## START Excerpted records

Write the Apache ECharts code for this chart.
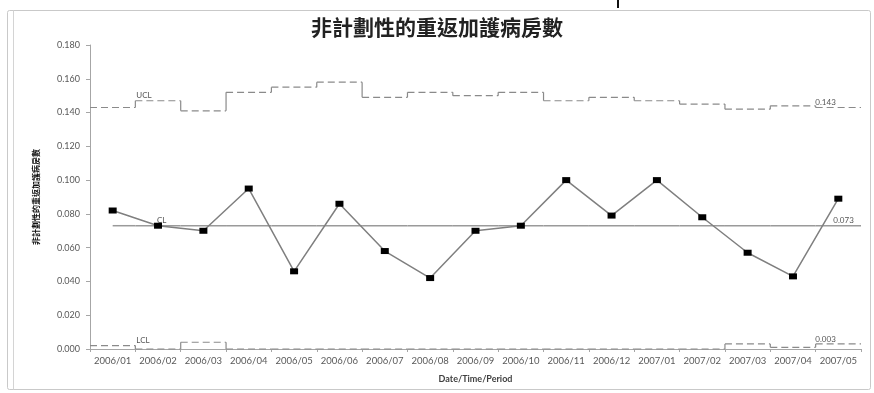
<!DOCTYPE html>
<html>
<head>
<meta charset="utf-8">
<script src="https://cdn.jsdelivr.net/npm/echarts@6/dist/echarts.min.js"></script>
<style>
  html, body { margin: 0; padding: 0; background: #fff; }
  #chart { width: 874px; height: 393px; }
</style>
</head>
<body>
<div id="chart"></div>
<script>
// Monthly periods
const categories = ['2006/01','2006/02','2006/03','2006/04','2006/05','2006/06','2006/07','2006/08','2006/09',
  '2006/10','2006/11','2006/12','2007/01','2007/02','2007/03','2007/04','2007/05'];

// Observed rate per month
const rates = [0.082, 0.073, 0.070, 0.095, 0.046, 0.086, 0.058, 0.042, 0.070,
  0.073, 0.100, 0.079, 0.100, 0.078, 0.057, 0.043, 0.089];

// Upper / lower control limits per month
const ucl = [0.143, 0.147, 0.141, 0.152, 0.155, 0.158, 0.149, 0.152, 0.150,
  0.152, 0.147, 0.149, 0.147, 0.145, 0.142, 0.144, 0.143];
const lcl = [0.002, 0.000, 0.004, 0.000, 0.000, 0.000, 0.000, 0.000, 0.000,
  0.000, 0.000, 0.000, 0.000, 0.000, 0.003, 0.001, 0.003];

// Centre line
const centerLine = 0.073;

// Axis ticks
const yTicks = [0, 0.02, 0.04, 0.06, 0.08, 0.10, 0.12, 0.14, 0.16, 0.18];

const TITLE = '非計劃性的重返加護病房數';
const LIMIT_COLOR = '#8a8a8a';
const LABEL_FONT = 'Lato, "Open Sans", sans-serif';

// Step-shaped control limit: each month gets a dashed segment spanning its band,
// joined to the previous month's level at the band boundary.
function stepLimit(values, name) {
  return {
    type: 'custom',
    name: name,
    z: 2,
    silent: true,
    data: values.map((v, i) => [i, v]),
    renderItem: function (params, api) {
      const i = params.dataIndex;
      const p = api.coord([i, values[i]]);
      const bw = api.size([1, 0])[0];
      const x0 = p[0] - bw / 2, x1 = p[0] + bw / 2;
      const style = { stroke: LIMIT_COLOR, lineWidth: 1.2, lineDash: [7, 4], fill: null };
      const children = [{
        type: 'line',
        shape: { x1: x0, y1: p[1], x2: x1, y2: p[1] },
        style: style
      }];
      if (i > 0) {
        const q = api.coord([i, values[i - 1]]);
        children.push({
          type: 'line',
          shape: { x1: x0, y1: q[1], x2: x0, y2: p[1] },
          style: { stroke: LIMIT_COLOR, lineWidth: 1.2, fill: null }
        });
      }
      if (i === 1) {
        children.push({
          type: 'text',
          style: { text: name, x: x0 + 1, y: Math.min(p[1], api.coord([0, values[0]])[1]) - 1,
            fill: '#555', font: '8px ' + LABEL_FONT, textVerticalAlign: 'bottom', textAlign: 'left' }
        });
      }
      if (i === values.length - 1) {
        children.push({
          type: 'text',
          style: { text: values[i].toFixed(3), x: p[0] - 23, y: p[1] - 1,
            fill: '#555', font: '8px ' + LABEL_FONT, textVerticalAlign: 'bottom', textAlign: 'left' }
        });
      }
      return { type: 'group', children: children };
    }
  };
}

const chart = echarts.init(document.getElementById('chart'), null, { renderer: 'canvas' });

chart.setOption({
  animation: false,
  backgroundColor: '#fff',
  title: {
    text: TITLE,
    left: 'center',
    top: 12,
    textStyle: { fontFamily: '"Noto Sans CJK TC", sans-serif', fontSize: 21, fontWeight: 'bold', color: '#222' }
  },
  graphic: [
    { type: 'rect', shape: { x: 7.5, y: 10.5, width: 863, height: 379, r: 2 },
      style: { fill: null, stroke: '#c9c9c9', lineWidth: 1 }, silent: true },
    { type: 'line', shape: { x1: 13.5, y1: 10.5, x2: 13.5, y2: 389.5 },
      style: { stroke: '#d4d4d4', lineWidth: 1 }, silent: true },
    { type: 'rect', shape: { x: 617, y: 0, width: 2, height: 8 },
      style: { fill: '#111' }, silent: true }
  ],
  grid: { left: 90, right: 13, top: 45, bottom: 44 },
  xAxis: {
    type: 'category',
    data: categories,
    boundaryGap: true,
    name: 'Date/Time/Period',
    nameLocation: 'middle',
    nameGap: 26,
    nameTextStyle: { fontFamily: LABEL_FONT, fontSize: 9, fontWeight: 'bold', color: '#404040' },
    axisLine: { lineStyle: { color: '#a6a6a6', width: 1 } },
    axisTick: { show: true, length: 3, lineStyle: { color: '#a6a6a6' } },
    axisLabel: { interval: 0, fontFamily: LABEL_FONT, fontSize: 9.5, color: '#595959', margin: 7 }
  },
  yAxis: {
    type: 'value',
    min: yTicks[0],
    max: yTicks[yTicks.length - 1],
    interval: yTicks[1] - yTicks[0],
    name: TITLE,
    nameLocation: 'middle',
    nameRotate: 90,
    nameGap: 50,
    nameTextStyle: { fontFamily: '"Noto Sans CJK TC", sans-serif', fontSize: 8, fontWeight: 'bold', color: '#111' },
    axisLine: { show: true, lineStyle: { color: '#a6a6a6', width: 1 } },
    axisTick: { show: true, length: 4, lineStyle: { color: '#a6a6a6' } },
    splitLine: { show: false },
    axisLabel: { fontFamily: LABEL_FONT, fontSize: 9, color: '#595959', margin: 10,
      formatter: v => v.toFixed(3) }
  },
  series: [
    stepLimit(ucl, 'UCL'),
    stepLimit(lcl, 'LCL'),
    {
      // Centre line from the first month to the right edge of the plot
      type: 'custom',
      name: 'CL',
      z: 3,
      silent: true,
      data: categories.map((c, i) => [i, centerLine]),
      renderItem: function (params, api) {
        const i = params.dataIndex;
        const p = api.coord([i, centerLine]);
        const bw = api.size([1, 0])[0];
        const children = [{
          type: 'line',
          shape: { x1: i === 0 ? p[0] : p[0] - bw / 2, y1: p[1], x2: p[0] + bw / 2, y2: p[1] },
          style: { stroke: '#9a9a9a', lineWidth: 1.5, fill: null }
        }];
        if (i === 1) {
          children.push({ type: 'text', style: { text: 'CL', x: p[0] - 1, y: p[1] - 1,
            fill: '#555', font: '8px ' + LABEL_FONT, textVerticalAlign: 'bottom' } });
        }
        if (i === categories.length - 1) {
          children.push({ type: 'text', style: { text: centerLine.toFixed(3), x: p[0] - 5, y: p[1] - 1,
            fill: '#555', font: '8px ' + LABEL_FONT, textVerticalAlign: 'bottom' } });
        }
        return { type: 'group', children: children };
      }
    },
    {
      type: 'line',
      name: TITLE,
      z: 5,
      data: rates,
      symbol: 'rect',
      symbolSize: [8, 6],
      showAllSymbol: true,
      itemStyle: { color: '#000' },
      lineStyle: { color: '#7f7f7f', width: 1.5 }
    }
  ]
});
</script>
</body>
</html>
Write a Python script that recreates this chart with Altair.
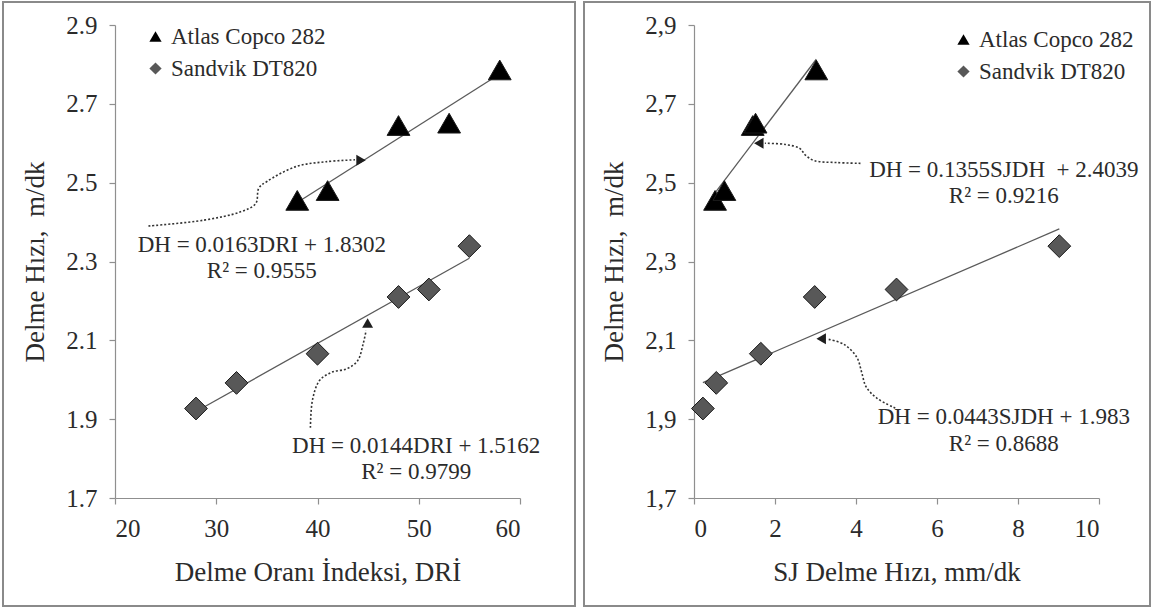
import altair as alt
import pandas as pd

FONT = "Liberation Serif"
INK = "#2b2b2b"
AXIS_GRAY = "#8f8f8f"
FRAME_GRAY = "#8a8a8a"

series_names = ["Atlas Copco 282", "Sandvik DT820"]

# Delme hızı, m/dk
atlas_dh = [2.455, 2.48, 2.645, 2.651, 2.786]
sandvik_dh = [1.927, 1.992, 2.066, 2.21, 2.229, 2.339]

# Delme Oranı İndeksi, DRİ
atlas_dri = [38, 41, 48, 53, 58]
sandvik_dri = [28, 32, 40, 48, 51, 55]

# SJ delme hızı, mm/dk
atlas_sjdh = [0.52, 0.75, 1.45, 1.52, 3.02]
sandvik_sjdh = [0.22, 0.55, 1.65, 2.98, 5.0, 9.02]

# Linear fits (slope, intercept)
fit_dri = {"Atlas Copco 282": (0.0163, 1.8302), "Sandvik DT820": (0.0144, 1.5162)}
fit_sjdh = {"Atlas Copco 282": (0.1355, 2.4039), "Sandvik DT820": (0.0443, 1.983)}

# Equation labels
eq_dri_text = ["DH = 0.0163DRI + 1.8302", "R² = 0.9555",
               "DH = 0.0144DRI + 1.5162", "R² = 0.9799"]
eq_dri_x = [34.5, 34.5, 49.75, 49.75]
eq_dri_y = [2.341, 2.277, 1.832, 1.765]

eq_sjdh_text = ["DH = 0.1355SJDH\u00a0 + 2.4039", "R² = 0.9216",
                "DH = 0.0443SJDH + 1.983", "R² = 0.8688"]
eq_sjdh_x = [7.65, 7.65, 7.65, 7.65]
eq_sjdh_y = [2.532, 2.466, 1.905, 1.838]

# Dotted leader curves from the equations to the fitted lines
lead_dri_a_x = [23.3, 28.8, 32.4, 33.9, 34.2, 35.0, 37.9, 40.8, 43.7]
lead_dri_a_y = [2.390, 2.405, 2.426, 2.447, 2.486, 2.503, 2.541, 2.553, 2.558]
lead_dri_s_x = [39.3, 39.5, 40.2, 41.4, 42.9, 43.96, 44.5, 44.8]
lead_dri_s_y = [1.878, 1.948, 1.998, 2.019, 2.028, 2.048, 2.09, 2.125]
lead_sj_a_x = [4.11, 3.52, 2.97, 2.75, 2.61, 2.25, 1.75]
lead_sj_a_y = [2.549, 2.551, 2.556, 2.57, 2.587, 2.597, 2.6]
lead_sj_s_x = [4.97, 4.52, 4.25, 4.14, 4.02, 3.7, 3.3]
lead_sj_s_y = [1.928, 1.953, 1.982, 2.019, 2.057, 2.09, 2.103]

# Arrowheads at the end of each leader: (x, y, shape)
heads_dri = [(44.3, 2.557, "triangle-right"), (44.95, 2.144, "triangle-up")]
heads_sjdh = [(1.6, 2.6, "triangle-left"), (3.14, 2.104, "triangle-left")]

Y_TICKS = [1.7, 1.9, 2.1, 2.3, 2.5, 2.7, 2.9]
W, H = 405, 473


def points_frame(x_atlas, x_sandvik):
    rows = [{"series": series_names[0], "x": x, "y": y} for x, y in zip(x_atlas, atlas_dh)]
    rows += [{"series": series_names[1], "x": x, "y": y} for x, y in zip(x_sandvik, sandvik_dh)]
    return pd.DataFrame(rows)


def fit_frame(fits, x_atlas, x_sandvik):
    rows = []
    for name, xs in zip(series_names, [x_atlas, x_sandvik]):
        a, b = fits[name]
        for x in (min(xs), max(xs)):
            rows.append({"series": name, "x": x, "y": a * x + b})
    return pd.DataFrame(rows)


def lead_frame(paths):
    rows = []
    for k, (px, py) in enumerate(paths):
        for i, (x, y) in enumerate(zip(px, py)):
            rows.append({"lead": k, "i": i, "x": x, "y": y})
    return pd.DataFrame(rows)


def panel(pts, fits_df, leads_df, heads, eq_text, eq_x, eq_y,
          x_domain, x_ticks, x_title, y_label_expr, legend_x, legend_y, frame_x):
    xs = alt.Scale(domain=x_domain, nice=False, zero=False)
    ys = alt.Scale(domain=[1.7, 2.9], nice=False, zero=False)
    x_axis = alt.Axis(title=x_title, values=x_ticks, labelPadding=12, titlePadding=18)
    y_axis = alt.Axis(title="Delme Hızı,\u00a0 m/dk", values=Y_TICKS,
                      labelExpr=y_label_expr, labelPadding=12, titlePadding=16)

    def X():
        return alt.X("x:Q", scale=xs, axis=x_axis)

    def Y():
        return alt.Y("y:Q", scale=ys, axis=y_axis)

    frame = alt.Chart(alt.Data(values=[{}])).mark_rect(
        fill="transparent", stroke=FRAME_GRAY, strokeWidth=2
    ).encode(
        x=alt.value(frame_x[0]), x2=alt.value(frame_x[1]),
        y=alt.value(-23), y2=alt.value(581),
    )

    trend = alt.Chart(fits_df).mark_line(color="#5a5a5a", strokeWidth=1.3).encode(
        x=X(), y=Y(), detail="series:N"
    )

    leads = alt.Chart(leads_df).mark_line(
        color="#333333", strokeWidth=1.6, strokeDash=[2, 2], interpolate="catmull-rom"
    ).encode(x=X(), y=Y(), detail="lead:N", order="i:Q")

    head_layers = []
    for hx, hy, shp in heads:
        head_layers.append(
            alt.Chart(pd.DataFrame({"x": [hx], "y": [hy]})).mark_point(
                shape=shp, filled=True, color="#1e1e1e", size=120, opacity=1
            ).encode(x=X(), y=Y())
        )

    legend = alt.Legend(
        title=None, orient="none", legendX=legend_x, legendY=legend_y,
        labelFont=FONT, labelFontSize=23, labelColor=INK, labelOffset=4,
        symbolSize=150, rowPadding=8, padding=0, symbolStrokeWidth=0,
    )
    marks = alt.Chart(pts).mark_point(
        filled=True, size=520, opacity=1, stroke="#1a1a1a", strokeWidth=1
    ).encode(
        x=X(), y=Y(),
        shape=alt.Shape("series:N", scale=alt.Scale(domain=series_names,
                                                    range=["triangle-up", "diamond"]),
                        legend=legend),
        color=alt.Color("series:N", scale=alt.Scale(domain=series_names,
                                                    range=["#000000", "#585858"]),
                        legend=legend),
    )

    eqs = alt.Chart(pd.DataFrame({"t": eq_text, "x": eq_x, "y": eq_y})).mark_text(
        font=FONT, fontSize=23, color=INK, align="center", baseline="middle"
    ).encode(x=X(), y=Y(), text="t:N")

    return alt.layer(frame, trend, leads, *head_layers, marks, eqs).properties(
        width=W, height=H
    )


left = panel(
    points_frame(atlas_dri, sandvik_dri),
    fit_frame(fit_dri, atlas_dri, sandvik_dri),
    lead_frame([(lead_dri_a_x, lead_dri_a_y), (lead_dri_s_x, lead_dri_s_y)]),
    heads_dri, eq_dri_text, eq_dri_x, eq_dri_y,
    [20, 60], [20, 30, 40, 50, 60], "Delme Oranı İndeksi, DRİ",
    "format(datum.value, '.1f')", 29, 0, (-112, 460),
)

right = panel(
    points_frame(atlas_sjdh, sandvik_sjdh),
    fit_frame(fit_sjdh, atlas_sjdh, sandvik_sjdh),
    lead_frame([(lead_sj_a_x, lead_sj_a_y), (lead_sj_s_x, lead_sj_s_y)]),
    heads_sjdh, eq_sjdh_text, eq_sjdh_x, eq_sjdh_y,
    [0, 10], [0, 2, 4, 6, 8, 10], "SJ Delme Hızı, mm/dk",
    "replace(format(datum.value, '.1f'), '.', ',')", 258, 3, (-110, 456),
)

chart = alt.hconcat(left, right, spacing=7).resolve_scale(
    x="independent", y="independent", color="independent", shape="independent"
).resolve_legend(
    color="independent", shape="independent"
).properties(
    padding={"left": 2, "top": 1, "right": 0, "bottom": 0},
    background="white",
).configure_view(
    strokeWidth=0
).configure_axis(
    grid=False,
    domainColor=AXIS_GRAY, domainWidth=1.2,
    tickColor=AXIS_GRAY, tickSize=6, tickWidth=1.2,
    labelFont=FONT, labelFontSize=25, labelColor=INK,
    titleFont=FONT, titleFontSize=27, titleFontWeight="normal", titleColor=INK,
)

chart.save("out.html", embed_options={"renderer": "svg", "actions": False})
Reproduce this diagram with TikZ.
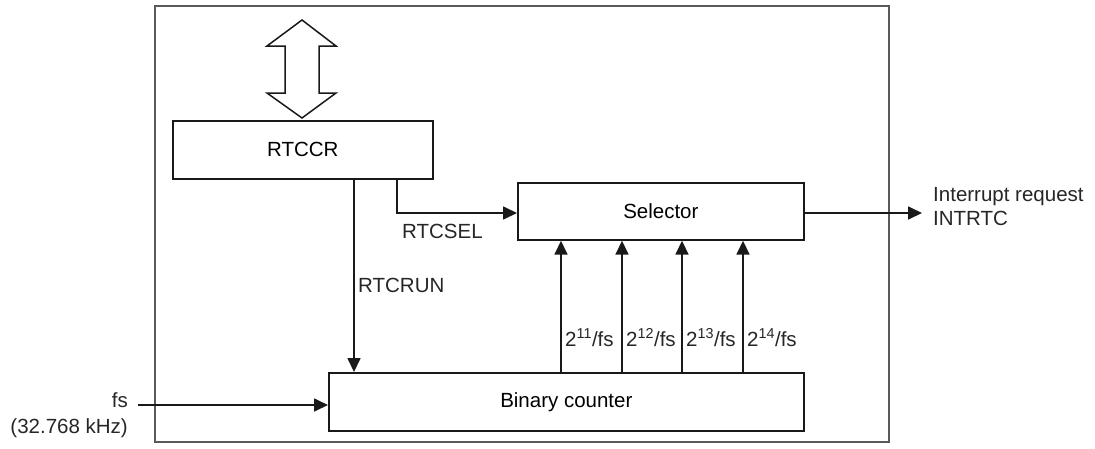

## END Excerpted records

* [Instruction]
Exactly reproduce the stretch that starts at the line containing "Write a Python" and ends at the line containing "sandvik_dri = [28, 32, 40, 48, 51, 55]", both ends included; leave any pictures out.

* [Result below]
Write a Python script that recreates this chart with Altair.
import altair as alt
import pandas as pd

FONT = "Liberation Serif"
INK = "#2b2b2b"
AXIS_GRAY = "#8f8f8f"
FRAME_GRAY = "#8a8a8a"

series_names = ["Atlas Copco 282", "Sandvik DT820"]

# Delme hızı, m/dk
atlas_dh = [2.455, 2.48, 2.645, 2.651, 2.786]
sandvik_dh = [1.927, 1.992, 2.066, 2.21, 2.229, 2.339]

# Delme Oranı İndeksi, DRİ
atlas_dri = [38, 41, 48, 53, 58]
sandvik_dri = [28, 32, 40, 48, 51, 55]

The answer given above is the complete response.